Domingo IV del tiempo ordinario (B)

Hermanos y amigos míos:

Si la presencia de Dios, en la que vivimos inmersos, se hiciera perceptible a los sentidos o evidente a la inteligencia, no la podríamos resistir. No, ciertamente, por temor, sino por excesivamente admirable y placentera; porque la inmensidad y la santidad de Dios sobrepasan la capacidad de nuestros sentidos y de la inteligencia, en el estado actual. Lo entenderemos mejor con una comparación: la vista humana en ningún modo podría mirar directamente el disco solar, porque la retina es incapaz de admitir semejante caudal de luz.

El pueblo de Israel, en el desierto, tuvo alguna experiencia sensible de la presencia de Dios, y quedó azorado hasta tal punto, que pidió al Señor no volver a escuchar aquella voz y no ver más aquel terrible incendio. Entonces, dijo el Señor a Moisés: Tienen razón; suscitaré un profeta de entre sus hermanos, como tú. Pondré mis palabras en su boca, y les dirá lo que yo le mande. Desde aquel momento, el pueblo habrá de escuchar las palabras del profeta y guiarse por ellas.
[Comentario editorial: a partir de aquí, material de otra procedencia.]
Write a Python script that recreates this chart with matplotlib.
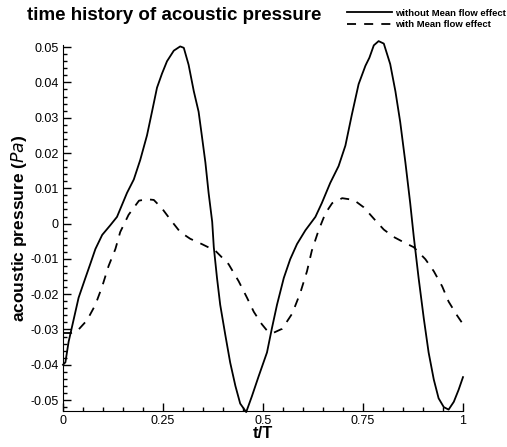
import numpy as np
import matplotlib.pyplot as plt
from matplotlib.ticker import MultipleLocator, FixedLocator

plt.rcParams['font.family'] = ['Liberation Sans', 'DejaVu Sans']

# values (t/T, acoustic pressure in Pa)
t_solid = [0.0, 0.006, 0.014, 0.027, 0.039, 0.056, 0.068, 0.081, 0.098, 0.118, 0.135,
           0.16, 0.177, 0.193, 0.21, 0.2225, 0.235, 0.2475, 0.26, 0.277, 0.293, 0.302,
           0.314, 0.327, 0.339, 0.347, 0.356, 0.364, 0.373, 0.377, 0.385, 0.393, 0.406,
           0.418, 0.431, 0.443, 0.458, 0.472, 0.489, 0.51, 0.522, 0.535, 0.552, 0.568,
           0.585, 0.606, 0.631, 0.647, 0.668, 0.689, 0.706, 0.722, 0.739, 0.756, 0.766,
           0.777, 0.789, 0.802, 0.818, 0.831, 0.843, 0.856, 0.868, 0.877, 0.889, 0.902,
           0.914, 0.927, 0.939, 0.952, 0.964, 0.977, 0.989, 1.0]
p_solid = [-0.040, -0.0393, -0.0335, -0.027, -0.021, -0.0154, -0.0115, -0.0072, -0.0032,
           -0.0005, 0.0019, 0.0087, 0.0125, 0.018, 0.025, 0.0317, 0.0385, 0.0425, 0.046,
           0.049, 0.0502, 0.0498, 0.045, 0.0375, 0.0317, 0.025, 0.0173, 0.0087, 0.0005,
           -0.0067, -0.0154, -0.023, -0.0317, -0.0394, -0.046, -0.051, -0.0534, -0.049,
           -0.0433, -0.0365, -0.0298, -0.023, -0.0154, -0.0101, -0.0058, -0.0019, 0.0019,
           0.0058, 0.0115, 0.0163, 0.0221, 0.0308, 0.0395, 0.0447, 0.047, 0.0505, 0.0517,
           0.051, 0.0452, 0.0375, 0.0288, 0.0173, 0.0058, -0.0038, -0.0154, -0.0269,
           -0.0365, -0.0442, -0.0495, -0.052, -0.0527, -0.0505, -0.0471, -0.0435]

t_dash = [0.0, 0.02, 0.035, 0.06, 0.081, 0.098, 0.114, 0.131, 0.143, 0.164, 0.19, 0.21,
          0.227, 0.2475, 0.268, 0.293, 0.318, 0.347, 0.381, 0.414, 0.439, 0.46, 0.477,
          0.497, 0.51, 0.525, 0.548, 0.573, 0.593, 0.61, 0.622, 0.639, 0.656, 0.673,
          0.698, 0.727, 0.752, 0.777, 0.802, 0.827, 0.852, 0.877, 0.906, 0.927, 0.948,
          0.964, 0.985, 1.0]
p_dash = [-0.031, -0.031, -0.0305, -0.0274, -0.023, -0.0178, -0.012, -0.0072, -0.0024,
          0.0025, 0.0065, 0.0069, 0.0067, 0.0043, 0.0012, -0.0024, -0.0043, -0.0058,
          -0.0077, -0.0115, -0.0163, -0.021, -0.025, -0.0285, -0.0303, -0.031, -0.0298,
          -0.0255, -0.0197, -0.0135, -0.0077, -0.0019, 0.0029, 0.0058, 0.0072, 0.0067,
          0.0046, 0.0014, -0.0017, -0.0038, -0.0053, -0.0067, -0.0101, -0.0135, -0.0178,
          -0.0221, -0.026, -0.0285]

x_ticks = [0, 0.25, 0.5, 0.75, 1]
x_labels = ['0', '0.25', '0.5', '0.75', '1']
y_ticks = [0.05, 0.04, 0.03, 0.02, 0.01, 0, -0.01, -0.02, -0.03, -0.04, -0.05]
y_labels = ['0.05', '0.04', '0.03', '0.02', '0.01', '0', '-0.01', '-0.02', '-0.03', '-0.04', '-0.05']

fig = plt.figure(figsize=(5.07, 4.47), dpi=100)
ax = fig.add_axes([63/507, 1 - 411/447, 400/507, 366/447])

ax.plot(t_solid, p_solid, color='black', lw=1.3, clip_on=False,
        label='without Mean flow effect')
ax.plot(t_dash, p_dash, color='black', lw=1.3, ls=(0, (5, 4.5)), clip_on=False,
        label='with Mean flow effect')

ax.set_xlim(0, 1)
ax.set_ylim(-0.0531, 0.0506)
ax.spines['top'].set_visible(False)
ax.spines['right'].set_visible(False)

ax.xaxis.set_major_locator(FixedLocator(x_ticks))
ax.set_xticklabels(x_labels)
ax.yaxis.set_major_locator(FixedLocator(y_ticks))
ax.set_yticklabels(y_labels)
ax.xaxis.set_minor_locator(MultipleLocator(0.05))
ax.yaxis.set_minor_locator(MultipleLocator(0.002))
ax.tick_params(which='major', direction='in', length=6, width=1, labelsize=9, pad=3)
ax.tick_params(which='minor', direction='in', length=3, width=1)

ax.set_xlabel('t/T', fontsize=12, fontweight='bold', labelpad=-1)
ax.set_ylabel('acoustic pressure ($\\mathbf{\\it{Pa}}$)', fontsize=12.5,
              fontweight='bold', labelpad=1)

fig.text(27/507, 1 - 15/447, 'time history of acoustic pressure', fontsize=13.5,
         fontweight='bold', va='center', ha='left')

fig.legend(loc='upper left', bbox_to_anchor=(343/507, 1 - 5/447), frameon=False,
           handlelength=4.8, handletextpad=0.3, labelspacing=0.25, borderaxespad=0,
           prop={'weight': 'bold', 'size': 6.8})

fig.savefig('out.png', dpi=100)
Muchos profetas fueron enviados por Dios al pueblo de Israel para comunicarles, por su medio, su palabra. De este modo, la presencia de Dios y su ley, filtradas por la palabra y el gesto de unos hombres elegidos de entre la comunidad, se hacía presente al pueblo y, con el liderazgo de los profetas, el pueblo escogido fue avanzando hacia las promesas, hasta que llegó la hora del Superprofeta Jesús, el Hijo de Dios hecho hombre.

Cuando él apareció, todo el mundo vio la diferencia: cuando el sábado siguiente fue a la sinagoga a enseñar, se quedaron asombrados de su doctrina, porque no enseñaba como los escribas, sino con autoridad. (…) Todos se preguntaban estupefactos: «¿Qué es esto? Este enseñar con autoridad es nuevo. Hasta a los espíritus inmundos les manda y le obedecen».

En la persona de Jesús, Dios se ha aproximado a los hombres que ya no se atemorizan, porque la majestad de Dios queda velada tras la humanidad de Cristo, que tiene palabras de vida eterna, y su presencia ejerce un poder infalible sobre el misterio del mal. La palabra y la presencia de Jesús difiere enormemente de la palabra y la presencia de los profetas, porque, mientras los profetas no pueden hacer más que traer información e iluminar el camino, Jesús tiene efectivamente poder personal libertador. Los profetas denuncian el mal presente y urgen los medios para superarlo; en cambio, Jesús lo supera personalmente y lo vence. Los profetas recuerdan la promesa de Dios y la mantienen viva, pero Jesús explica y demuestra que ha llegado la hora de su cumplimiento.

Esta es la gran novedad de la presencia de Jesús: el mal ha sido vencido, se ha inaugurado el reino de Dios y, en él se ha hecho visible y asequible el rostro de Dios.

Los que, por la fe, la esperanza y el amor, se adhieren a Jesús, han iniciado un proceso que va superando el mal progresivamente hasta extinguirlo, al tiempo que la vía que conduce, por el camino de la libertad de los hijos de Dios, a la propia glorificación.